*** GIVEN INFORMATION
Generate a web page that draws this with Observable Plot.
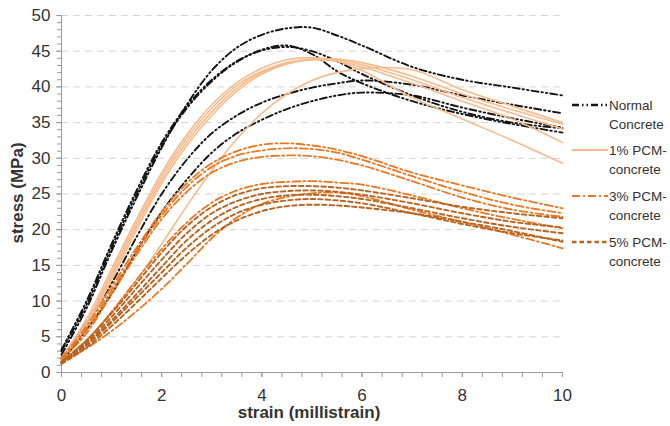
<!DOCTYPE html>
<html>
<head>
<meta charset="utf-8">
<script src="https://cdn.jsdelivr.net/npm/d3@7"></script>
<script src="https://cdn.jsdelivr.net/npm/@observablehq/plot@0.6"></script>
<style>
  html, body { margin: 0; padding: 0; background: #fff; overflow: hidden; }
  #wrap { position: relative; width: 670px; height: 426px; overflow: hidden; }
  #legend { position: absolute; left: 0; top: 0; pointer-events: none; }
</style>
</head>
<body>
<div id="wrap"><div id="chart"></div><svg id="legend" width="670" height="426"></svg></div>
<script>
// strain grid (millistrain) shared by every curve
const strain = [0, 0.5, 1, 1.5, 2, 2.5, 3, 3.5, 4, 4.5, 5, 5.5, 6, 7, 8, 9, 10];

// Normal concrete (stress, MPa)
const normal1 = [2.5, 9, 17, 24.5, 31.5, 37.5, 42.3, 45.5, 47.3, 48.2, 48.3, 47.2, 45.8, 42.8, 41.0, 39.9, 38.8];
const normal2 = [3, 9.5, 17.5, 25, 31.8, 37, 40.8, 43.5, 45.2, 45.8, 44.6, 42.2, 40.5, 38, 36.2, 34.8, 33.6];
const normal3 = [2, 7, 12.5, 19, 25, 29.8, 33.5, 36, 37.8, 39, 39.9, 40.5, 40.9, 40.3, 38.8, 37.5, 36.3];
const normal4 = [1.5, 6, 11, 17, 22.5, 27, 30.8, 33.5, 35.4, 36.9, 38, 38.8, 39.2, 38.8, 37.1, 35.6, 34.3];
const normal5 = [3.2, 10, 18, 25.5, 32.2, 37.3, 41, 43.6, 45.1, 45.6, 45.0, 43.6, 41.8, 38.8, 36.5, 35.0, 34.2];

// 1% PCM-concrete
const pcm1a = [2, 7.5, 14.5, 21.5, 28, 33.3, 37.5, 40.6, 42.6, 43.8, 44.1, 43.6, 42.3, 38.5, 35.5, 32.5, 29.3];
const pcm1b = [2, 7, 14, 21, 27.5, 32.8, 37, 40.2, 42.2, 43.4, 43.8, 43.6, 42.8, 40.5, 38, 35.5, 32.2];
const pcm1c = [1.8, 6.8, 13.5, 20.5, 27, 32.3, 36.5, 39.8, 42, 43.3, 43.9, 43.8, 43.1, 41, 38.5, 36.3, 34.1];
const pcm1d = [1.8, 6.5, 13, 20, 26.5, 31.8, 36, 39.4, 41.8, 43.2, 43.8, 43.9, 43.4, 41.5, 39, 36.8, 34.8];
const pcm1e = [1.5, 4.5, 8.5, 13, 18, 23.3, 28.3, 32.7, 36.3, 39, 40.9, 42, 42.6, 42.4, 39.6, 37.3, 35.0];

// 3% PCM-concrete
const pcm3a = [2, 6.5, 12, 17.5, 22.5, 26.5, 29.3, 31, 31.9, 32.1, 31.8, 31.2, 30.3, 28.0, 26.2, 24.5, 23.0];
const pcm3b = [2, 6, 11.5, 17, 22, 26, 28.8, 30.4, 31.1, 31.4, 31.3, 30.8, 29.8, 27.5, 25.3, 23.5, 22.3];
const pcm3c = [1.8, 5.5, 11, 16.5, 21.5, 25.3, 28, 29.5, 30.2, 30.4, 30.3, 29.8, 29, 26.8, 24.5, 22.8, 21.8];
const pcm3d = [1.5, 4.5, 8.5, 13, 17.3, 21, 23.8, 25.5, 26.4, 26.7, 26.8, 26.6, 26.3, 24.8, 23, 21.5, 20.2];
const pcm3e = [1.5, 3.4, 5.8, 8.6, 11.7, 15.2, 18.8, 21.7, 23.6, 24.6, 25.1, 25.2, 24.7, 22.8, 21.1, 19.3, 17.4];

// 5% PCM-concrete
const pcm5a = [1.5, 4.5, 8.3, 12.5, 16.8, 20.5, 23.2, 24.9, 25.8, 26.1, 26.1, 25.9, 25.5, 24.4, 23.2, 22.3, 21.6];
const pcm5b = [1.5, 4.2, 7.8, 11.8, 15.8, 19.5, 22.3, 24, 25, 25.4, 25.5, 25.3, 24.9, 23.7, 22.3, 21.1, 20.3];
const pcm5c = [1.3, 4, 7.3, 11, 14.8, 18.5, 21.3, 23.2, 24.3, 24.8, 24.9, 24.7, 24.3, 23, 21.6, 20.4, 19.5];
const pcm5d = [1.3, 3.8, 7, 10.5, 14, 17.5, 20.3, 22.3, 23.5, 24.1, 24.3, 24.1, 23.7, 22.3, 20.8, 19.5, 18.5];
const pcm5e = [1.2, 3.5, 6.5, 9.8, 13.2, 16.5, 19.3, 21.3, 22.6, 23.3, 23.5, 23.4, 23.1, 22.3, 21.1, 19.8, 18.3];

const yTicks = [0, 5, 10, 15, 20, 25, 30, 35, 40, 45, 50];
const xTicks = [0, 2, 4, 6, 8, 10];

const groups = [
  {name: ["Normal", "Concrete"], curves: [normal1, normal2, normal3, normal4, normal5]},
  {name: ["1% PCM-", "concrete"], curves: [pcm1a, pcm1b, pcm1c, pcm1d, pcm1e]},
  {name: ["3% PCM-", "concrete"], curves: [pcm3a, pcm3b, pcm3c, pcm3d, pcm3e]},
  {name: ["5% PCM-", "concrete"], curves: [pcm5a, pcm5b, pcm5c, pcm5d, pcm5e]}
];
const styles = [
  {stroke: "#141414", dash: "7,3,1.5,3,1.5,3", width: 1.9},
  {stroke: "#F7BB8D", dash: null, width: 1.6},
  {stroke: "#EA7721", dash: "8,3,2,3", width: 1.8},
  {stroke: "#B8631F", dash: "4.5,3", width: 1.9}
];

const rows = [];
groups.forEach((g, gi) => g.curves.forEach((c, ci) => c.forEach((v, i) =>
  rows.push({strain: strain[i], stress: v, id: gi + "-" + ci, g: gi}))));

const lineMarks = styles.map((s, gi) => Plot.line(rows.filter(r => r.g === gi), {
  x: "strain", y: "stress", z: "id", stroke: s.stroke, strokeWidth: s.width,
  strokeDasharray: s.dash, curve: "catmull-rom"
}));

const chart = Plot.plot({
  width: 670, height: 426,
  marginLeft: 61, marginRight: 108, marginTop: 15, marginBottom: 54,
  x: {domain: [0, 10]},
  y: {domain: [0, 50]},
  style: {fontFamily: "'Liberation Sans', Arial, sans-serif", fontSize: "17px", color: "#333", background: "#fff"},
  marks: [
    Plot.gridY(yTicks.filter(d => d > 0), {stroke: "#d4d4d4", strokeOpacity: 1, strokeDasharray: "7,5"}),
    Plot.axisY(d3.range(0, 51, 1), {tickSize: 4, tickFormat: () => "", stroke: "#9a9a9a", label: null}),
    Plot.axisY(yTicks, {tickSize: 5, tickPadding: 6, stroke: "#9a9a9a", fill: "#333", label: null}),
    Plot.axisX(d3.range(0, 10.01, 0.4).map(d => +d.toFixed(1)), {tickSize: 5, tickFormat: () => "", stroke: "#9a9a9a", label: null}),
    Plot.axisX(xTicks, {tickSize: 5, tickPadding: 11, stroke: "#9a9a9a", fill: "#333", label: null}),
    Plot.ruleX([0], {stroke: "#9a9a9a"}),
    Plot.ruleY([0], {stroke: "#9a9a9a"}),
    ...lineMarks
  ]
});
document.getElementById("chart").appendChild(chart);

// axis titles
const svg = d3.select(chart);
svg.append("text").attr("x", 309).attr("y", 418).attr("text-anchor", "middle")
  .attr("font-weight", "bold").attr("font-size", 17).attr("fill", "#333").text("strain (millistrain)");
svg.append("text").attr("transform", "translate(19,193) rotate(-90)").attr("text-anchor", "middle")
  .attr("dominant-baseline", "middle")
  .attr("font-weight", "bold").attr("font-size", 17).attr("fill", "#333").text("stress (MPa)");

// legend
const leg = d3.select("#legend");
const legY = [105, 150, 196, 242];
groups.forEach((g, gi) => {
  const s = styles[gi];
  leg.append("line").attr("x1", 572).attr("x2", 608).attr("y1", legY[gi]).attr("y2", legY[gi])
    .attr("stroke", s.stroke).attr("stroke-width", s.width + 0.4)
    .attr("stroke-dasharray", s.dash);
  const t = leg.append("text").attr("x", 609).attr("y", legY[gi] + 5)
    .attr("font-family", "'Liberation Sans', Arial, sans-serif").attr("font-size", 13.5).attr("fill", "#333");
  t.append("tspan").attr("x", 609).text(g.name[0]);
  t.append("tspan").attr("x", 609).attr("dy", 19).text(g.name[1]);
});
</script>
</body>
</html>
******
(REQUIREMENT)
Copy nothing but the lines from the first one in the listing through the line with "7, 8, 9, 10];", and omit the pictures.

(ANSWER IN FULL)
Generate a web page that draws this with Observable Plot.
<!DOCTYPE html>
<html>
<head>
<meta charset="utf-8">
<script src="https://cdn.jsdelivr.net/npm/d3@7"></script>
<script src="https://cdn.jsdelivr.net/npm/@observablehq/plot@0.6"></script>
<style>
  html, body { margin: 0; padding: 0; background: #fff; overflow: hidden; }
  #wrap { position: relative; width: 670px; height: 426px; overflow: hidden; }
  #legend { position: absolute; left: 0; top: 0; pointer-events: none; }
</style>
</head>
<body>
<div id="wrap"><div id="chart"></div><svg id="legend" width="670" height="426"></svg></div>
<script>
// strain grid (millistrain) shared by every curve
const strain = [0, 0.5, 1, 1.5, 2, 2.5, 3, 3.5, 4, 4.5, 5, 5.5, 6, 7, 8, 9, 10];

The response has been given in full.